## WHAT THIS TASK INVOLVES
Pictures are to be left out. Copy exactly the lines from the one containing "Convert this chart to matplotlib code." to the one containing "scale = 1e-6", both ends kept.
++++++++++
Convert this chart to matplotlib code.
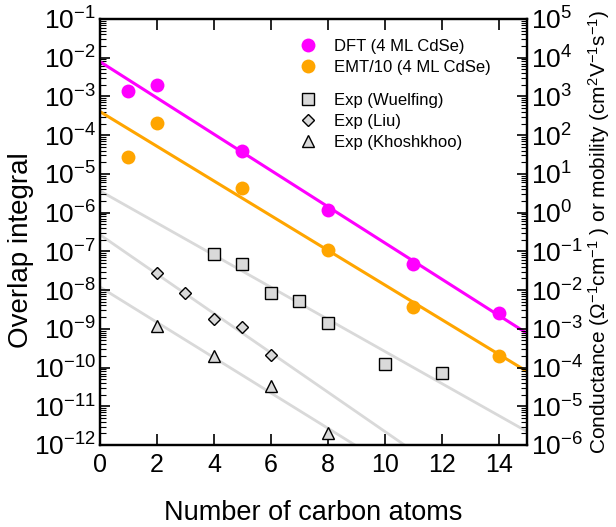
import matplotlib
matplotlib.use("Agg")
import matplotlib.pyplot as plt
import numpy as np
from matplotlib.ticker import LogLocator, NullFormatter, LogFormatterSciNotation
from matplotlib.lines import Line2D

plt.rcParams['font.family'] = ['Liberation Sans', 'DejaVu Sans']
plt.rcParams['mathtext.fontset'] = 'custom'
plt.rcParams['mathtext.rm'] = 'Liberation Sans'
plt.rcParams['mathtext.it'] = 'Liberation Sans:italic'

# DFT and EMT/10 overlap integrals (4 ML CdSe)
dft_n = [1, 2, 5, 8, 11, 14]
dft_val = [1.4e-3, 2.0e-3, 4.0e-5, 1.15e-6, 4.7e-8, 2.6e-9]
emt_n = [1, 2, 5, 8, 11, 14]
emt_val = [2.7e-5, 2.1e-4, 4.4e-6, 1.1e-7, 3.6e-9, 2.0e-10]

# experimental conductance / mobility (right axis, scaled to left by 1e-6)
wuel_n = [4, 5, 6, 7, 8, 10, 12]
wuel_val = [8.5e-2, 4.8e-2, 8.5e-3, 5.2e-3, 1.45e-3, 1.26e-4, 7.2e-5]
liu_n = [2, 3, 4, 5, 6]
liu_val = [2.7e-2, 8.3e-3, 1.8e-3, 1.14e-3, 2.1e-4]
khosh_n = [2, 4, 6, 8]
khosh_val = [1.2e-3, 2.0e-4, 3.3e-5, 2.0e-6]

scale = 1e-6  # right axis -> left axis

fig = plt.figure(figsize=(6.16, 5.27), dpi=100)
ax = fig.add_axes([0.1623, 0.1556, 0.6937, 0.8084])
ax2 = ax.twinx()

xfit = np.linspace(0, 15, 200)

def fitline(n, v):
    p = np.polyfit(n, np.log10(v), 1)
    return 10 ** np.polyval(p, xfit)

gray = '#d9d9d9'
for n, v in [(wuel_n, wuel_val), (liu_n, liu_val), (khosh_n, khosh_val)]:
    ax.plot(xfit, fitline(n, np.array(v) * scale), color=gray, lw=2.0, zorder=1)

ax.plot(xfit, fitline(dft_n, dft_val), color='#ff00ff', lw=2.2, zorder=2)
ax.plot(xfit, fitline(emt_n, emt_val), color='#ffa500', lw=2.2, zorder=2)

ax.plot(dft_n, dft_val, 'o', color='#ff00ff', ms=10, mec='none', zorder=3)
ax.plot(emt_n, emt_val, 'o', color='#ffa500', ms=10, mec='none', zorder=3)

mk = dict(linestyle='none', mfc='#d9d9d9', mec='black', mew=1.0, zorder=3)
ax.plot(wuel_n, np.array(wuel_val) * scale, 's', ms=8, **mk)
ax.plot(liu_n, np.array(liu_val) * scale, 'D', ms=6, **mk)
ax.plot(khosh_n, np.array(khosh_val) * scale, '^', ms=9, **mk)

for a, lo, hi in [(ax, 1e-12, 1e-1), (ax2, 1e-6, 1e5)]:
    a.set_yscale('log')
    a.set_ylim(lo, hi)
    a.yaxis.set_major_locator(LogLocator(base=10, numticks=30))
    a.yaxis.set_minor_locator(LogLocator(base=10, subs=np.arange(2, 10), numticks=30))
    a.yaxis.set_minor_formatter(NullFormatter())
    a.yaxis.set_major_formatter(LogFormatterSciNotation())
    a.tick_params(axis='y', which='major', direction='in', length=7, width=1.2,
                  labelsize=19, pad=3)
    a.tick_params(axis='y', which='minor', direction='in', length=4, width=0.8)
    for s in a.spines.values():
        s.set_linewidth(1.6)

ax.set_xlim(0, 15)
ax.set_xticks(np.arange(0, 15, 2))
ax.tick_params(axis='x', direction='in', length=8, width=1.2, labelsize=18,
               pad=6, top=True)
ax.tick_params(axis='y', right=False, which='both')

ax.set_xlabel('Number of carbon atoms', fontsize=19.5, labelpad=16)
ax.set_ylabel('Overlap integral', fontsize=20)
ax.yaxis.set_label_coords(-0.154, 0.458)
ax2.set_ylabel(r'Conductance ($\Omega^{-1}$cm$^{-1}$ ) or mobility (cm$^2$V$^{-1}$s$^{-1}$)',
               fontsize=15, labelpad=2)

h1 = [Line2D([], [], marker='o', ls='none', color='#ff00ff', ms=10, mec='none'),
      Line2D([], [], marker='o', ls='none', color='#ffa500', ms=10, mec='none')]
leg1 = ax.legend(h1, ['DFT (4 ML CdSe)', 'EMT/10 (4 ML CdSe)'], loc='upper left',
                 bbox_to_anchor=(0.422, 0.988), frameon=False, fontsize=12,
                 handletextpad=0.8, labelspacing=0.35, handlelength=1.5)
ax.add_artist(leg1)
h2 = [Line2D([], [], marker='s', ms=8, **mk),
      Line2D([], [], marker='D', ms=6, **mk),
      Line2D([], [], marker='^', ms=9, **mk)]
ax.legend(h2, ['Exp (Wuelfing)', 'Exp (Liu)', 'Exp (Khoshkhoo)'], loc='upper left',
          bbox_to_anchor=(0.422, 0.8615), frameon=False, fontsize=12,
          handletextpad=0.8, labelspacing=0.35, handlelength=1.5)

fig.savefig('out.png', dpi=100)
++++++++++
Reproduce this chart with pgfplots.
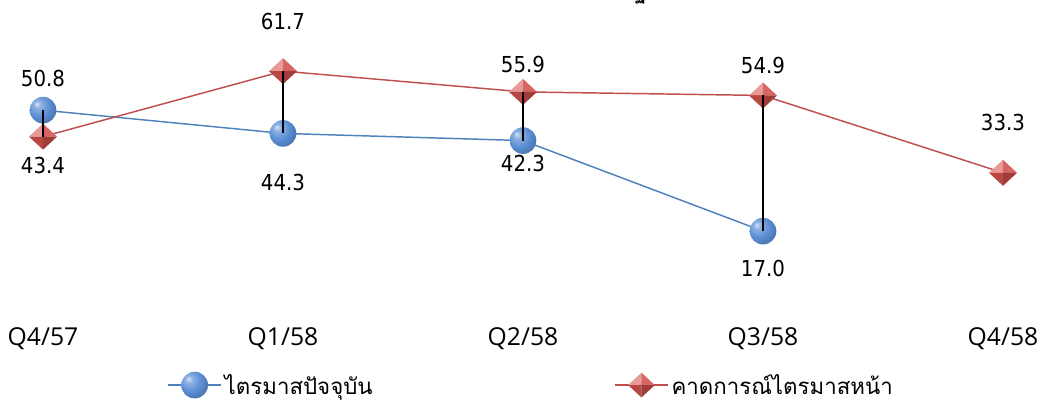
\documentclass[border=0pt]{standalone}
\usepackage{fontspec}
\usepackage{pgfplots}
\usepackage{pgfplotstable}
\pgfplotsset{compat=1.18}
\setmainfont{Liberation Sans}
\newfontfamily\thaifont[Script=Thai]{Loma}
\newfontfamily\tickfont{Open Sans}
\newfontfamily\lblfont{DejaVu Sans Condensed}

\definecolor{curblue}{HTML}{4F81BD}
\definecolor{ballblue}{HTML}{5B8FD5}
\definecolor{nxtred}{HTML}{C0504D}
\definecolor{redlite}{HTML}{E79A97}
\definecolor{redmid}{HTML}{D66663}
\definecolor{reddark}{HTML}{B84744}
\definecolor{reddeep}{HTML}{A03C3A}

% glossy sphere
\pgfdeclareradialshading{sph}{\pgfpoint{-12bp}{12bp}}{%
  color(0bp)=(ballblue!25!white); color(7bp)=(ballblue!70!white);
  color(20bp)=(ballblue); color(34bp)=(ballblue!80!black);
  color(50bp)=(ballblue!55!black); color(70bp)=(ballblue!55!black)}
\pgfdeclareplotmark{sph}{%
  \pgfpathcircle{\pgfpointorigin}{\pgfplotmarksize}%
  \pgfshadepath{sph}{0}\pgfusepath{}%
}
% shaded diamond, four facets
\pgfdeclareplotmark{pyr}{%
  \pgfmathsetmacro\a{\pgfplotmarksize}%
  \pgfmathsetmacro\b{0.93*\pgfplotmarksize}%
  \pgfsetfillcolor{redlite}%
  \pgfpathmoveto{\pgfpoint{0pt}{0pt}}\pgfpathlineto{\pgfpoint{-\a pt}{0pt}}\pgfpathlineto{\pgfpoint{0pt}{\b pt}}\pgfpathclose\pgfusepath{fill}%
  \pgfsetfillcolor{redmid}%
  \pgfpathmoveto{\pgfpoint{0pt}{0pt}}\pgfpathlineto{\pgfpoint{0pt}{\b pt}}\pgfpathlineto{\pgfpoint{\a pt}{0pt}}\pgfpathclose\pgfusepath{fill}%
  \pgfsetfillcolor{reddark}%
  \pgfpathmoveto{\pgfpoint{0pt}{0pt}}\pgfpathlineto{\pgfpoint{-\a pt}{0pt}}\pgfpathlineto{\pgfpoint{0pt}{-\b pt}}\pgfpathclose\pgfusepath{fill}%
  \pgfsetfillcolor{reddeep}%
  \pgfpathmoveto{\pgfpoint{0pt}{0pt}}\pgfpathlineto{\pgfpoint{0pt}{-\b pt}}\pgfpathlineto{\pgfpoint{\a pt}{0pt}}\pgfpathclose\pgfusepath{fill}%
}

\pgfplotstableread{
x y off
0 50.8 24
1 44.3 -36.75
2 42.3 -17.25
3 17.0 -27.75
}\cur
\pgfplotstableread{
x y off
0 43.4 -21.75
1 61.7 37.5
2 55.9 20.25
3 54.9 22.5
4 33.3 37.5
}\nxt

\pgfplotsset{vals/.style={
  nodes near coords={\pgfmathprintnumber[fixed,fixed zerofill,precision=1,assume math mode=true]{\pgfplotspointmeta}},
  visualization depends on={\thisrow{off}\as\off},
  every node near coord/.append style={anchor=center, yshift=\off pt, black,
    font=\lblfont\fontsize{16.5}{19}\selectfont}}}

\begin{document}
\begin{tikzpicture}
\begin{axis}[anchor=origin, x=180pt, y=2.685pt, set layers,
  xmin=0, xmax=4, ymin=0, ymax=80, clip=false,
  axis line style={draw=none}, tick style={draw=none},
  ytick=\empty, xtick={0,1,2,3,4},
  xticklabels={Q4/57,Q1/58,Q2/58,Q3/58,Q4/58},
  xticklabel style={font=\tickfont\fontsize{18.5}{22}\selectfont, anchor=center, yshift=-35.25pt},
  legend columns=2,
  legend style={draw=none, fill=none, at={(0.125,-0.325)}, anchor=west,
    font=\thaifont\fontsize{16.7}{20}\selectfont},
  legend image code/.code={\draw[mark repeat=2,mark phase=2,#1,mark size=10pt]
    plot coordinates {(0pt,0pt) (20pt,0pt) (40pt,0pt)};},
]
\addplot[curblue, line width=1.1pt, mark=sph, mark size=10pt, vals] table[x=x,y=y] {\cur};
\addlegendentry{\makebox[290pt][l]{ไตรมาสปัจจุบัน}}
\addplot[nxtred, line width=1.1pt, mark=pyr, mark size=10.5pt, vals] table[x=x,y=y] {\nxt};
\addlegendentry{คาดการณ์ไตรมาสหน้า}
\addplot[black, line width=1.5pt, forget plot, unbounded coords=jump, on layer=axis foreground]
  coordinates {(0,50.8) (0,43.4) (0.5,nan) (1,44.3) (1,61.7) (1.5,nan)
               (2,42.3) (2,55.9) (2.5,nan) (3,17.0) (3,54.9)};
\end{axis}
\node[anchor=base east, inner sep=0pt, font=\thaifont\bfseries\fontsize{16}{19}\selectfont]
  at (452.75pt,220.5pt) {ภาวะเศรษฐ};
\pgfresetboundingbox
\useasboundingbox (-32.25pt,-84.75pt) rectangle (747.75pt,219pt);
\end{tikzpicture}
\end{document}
++++++++++
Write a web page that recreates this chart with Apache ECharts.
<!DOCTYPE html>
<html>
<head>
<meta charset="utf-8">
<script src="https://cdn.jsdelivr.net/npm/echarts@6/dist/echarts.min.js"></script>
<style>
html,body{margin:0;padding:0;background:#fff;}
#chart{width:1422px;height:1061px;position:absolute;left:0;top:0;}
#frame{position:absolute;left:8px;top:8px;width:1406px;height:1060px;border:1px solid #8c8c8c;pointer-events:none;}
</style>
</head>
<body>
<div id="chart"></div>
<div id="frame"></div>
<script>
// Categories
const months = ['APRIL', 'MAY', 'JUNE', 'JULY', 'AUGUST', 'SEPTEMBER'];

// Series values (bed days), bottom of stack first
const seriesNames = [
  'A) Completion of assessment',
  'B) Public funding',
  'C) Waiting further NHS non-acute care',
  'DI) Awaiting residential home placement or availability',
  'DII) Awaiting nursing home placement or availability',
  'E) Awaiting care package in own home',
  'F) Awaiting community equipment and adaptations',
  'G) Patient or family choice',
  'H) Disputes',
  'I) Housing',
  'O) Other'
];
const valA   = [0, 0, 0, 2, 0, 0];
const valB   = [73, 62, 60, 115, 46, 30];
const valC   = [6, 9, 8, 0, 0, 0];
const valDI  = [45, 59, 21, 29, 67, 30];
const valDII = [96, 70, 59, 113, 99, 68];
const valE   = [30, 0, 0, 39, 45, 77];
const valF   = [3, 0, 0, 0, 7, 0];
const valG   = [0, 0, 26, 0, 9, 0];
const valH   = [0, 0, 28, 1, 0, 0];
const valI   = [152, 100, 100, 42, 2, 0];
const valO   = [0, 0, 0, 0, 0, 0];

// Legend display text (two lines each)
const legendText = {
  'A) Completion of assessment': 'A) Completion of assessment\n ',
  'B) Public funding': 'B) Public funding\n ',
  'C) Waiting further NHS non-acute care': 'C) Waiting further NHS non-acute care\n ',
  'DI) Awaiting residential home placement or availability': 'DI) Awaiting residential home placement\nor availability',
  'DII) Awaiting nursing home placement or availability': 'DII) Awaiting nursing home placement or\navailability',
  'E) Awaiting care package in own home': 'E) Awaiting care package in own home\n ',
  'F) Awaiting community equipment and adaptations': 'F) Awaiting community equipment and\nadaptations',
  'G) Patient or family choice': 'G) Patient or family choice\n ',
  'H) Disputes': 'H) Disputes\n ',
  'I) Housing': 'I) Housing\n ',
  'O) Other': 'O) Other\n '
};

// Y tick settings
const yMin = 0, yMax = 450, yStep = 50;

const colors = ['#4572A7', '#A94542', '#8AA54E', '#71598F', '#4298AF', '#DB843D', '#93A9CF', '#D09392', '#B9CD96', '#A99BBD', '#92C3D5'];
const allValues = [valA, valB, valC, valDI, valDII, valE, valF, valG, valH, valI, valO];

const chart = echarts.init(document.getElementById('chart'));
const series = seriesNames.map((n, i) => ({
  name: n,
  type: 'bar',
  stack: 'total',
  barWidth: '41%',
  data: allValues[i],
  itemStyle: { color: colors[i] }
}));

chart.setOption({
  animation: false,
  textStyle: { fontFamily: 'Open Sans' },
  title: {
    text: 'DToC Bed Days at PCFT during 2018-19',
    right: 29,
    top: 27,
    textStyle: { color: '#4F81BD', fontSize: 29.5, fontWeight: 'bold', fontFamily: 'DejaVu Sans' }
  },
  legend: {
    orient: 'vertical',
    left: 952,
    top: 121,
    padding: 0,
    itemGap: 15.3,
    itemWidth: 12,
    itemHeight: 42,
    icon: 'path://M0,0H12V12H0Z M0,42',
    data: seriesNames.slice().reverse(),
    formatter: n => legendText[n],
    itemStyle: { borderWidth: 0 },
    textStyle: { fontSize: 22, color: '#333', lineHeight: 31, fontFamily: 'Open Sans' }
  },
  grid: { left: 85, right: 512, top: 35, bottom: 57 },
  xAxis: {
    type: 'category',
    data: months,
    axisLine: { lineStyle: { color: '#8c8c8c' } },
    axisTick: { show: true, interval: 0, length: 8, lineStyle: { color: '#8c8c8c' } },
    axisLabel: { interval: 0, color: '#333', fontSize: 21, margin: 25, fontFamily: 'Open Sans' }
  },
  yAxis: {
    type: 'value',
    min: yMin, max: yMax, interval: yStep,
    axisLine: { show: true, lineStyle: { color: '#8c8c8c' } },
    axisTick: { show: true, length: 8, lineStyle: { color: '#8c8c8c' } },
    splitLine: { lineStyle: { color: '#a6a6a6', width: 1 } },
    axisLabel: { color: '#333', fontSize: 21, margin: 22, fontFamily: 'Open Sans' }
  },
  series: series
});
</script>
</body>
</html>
++++++++++
## THE COMPLETED TASK
Convert this chart to matplotlib code.
import matplotlib
matplotlib.use("Agg")
import matplotlib.pyplot as plt
import numpy as np
from matplotlib.ticker import LogLocator, NullFormatter, LogFormatterSciNotation
from matplotlib.lines import Line2D

plt.rcParams['font.family'] = ['Liberation Sans', 'DejaVu Sans']
plt.rcParams['mathtext.fontset'] = 'custom'
plt.rcParams['mathtext.rm'] = 'Liberation Sans'
plt.rcParams['mathtext.it'] = 'Liberation Sans:italic'

# DFT and EMT/10 overlap integrals (4 ML CdSe)
dft_n = [1, 2, 5, 8, 11, 14]
dft_val = [1.4e-3, 2.0e-3, 4.0e-5, 1.15e-6, 4.7e-8, 2.6e-9]
emt_n = [1, 2, 5, 8, 11, 14]
emt_val = [2.7e-5, 2.1e-4, 4.4e-6, 1.1e-7, 3.6e-9, 2.0e-10]

# experimental conductance / mobility (right axis, scaled to left by 1e-6)
wuel_n = [4, 5, 6, 7, 8, 10, 12]
wuel_val = [8.5e-2, 4.8e-2, 8.5e-3, 5.2e-3, 1.45e-3, 1.26e-4, 7.2e-5]
liu_n = [2, 3, 4, 5, 6]
liu_val = [2.7e-2, 8.3e-3, 1.8e-3, 1.14e-3, 2.1e-4]
khosh_n = [2, 4, 6, 8]
khosh_val = [1.2e-3, 2.0e-4, 3.3e-5, 2.0e-6]

scale = 1e-6  # right axis -> left axis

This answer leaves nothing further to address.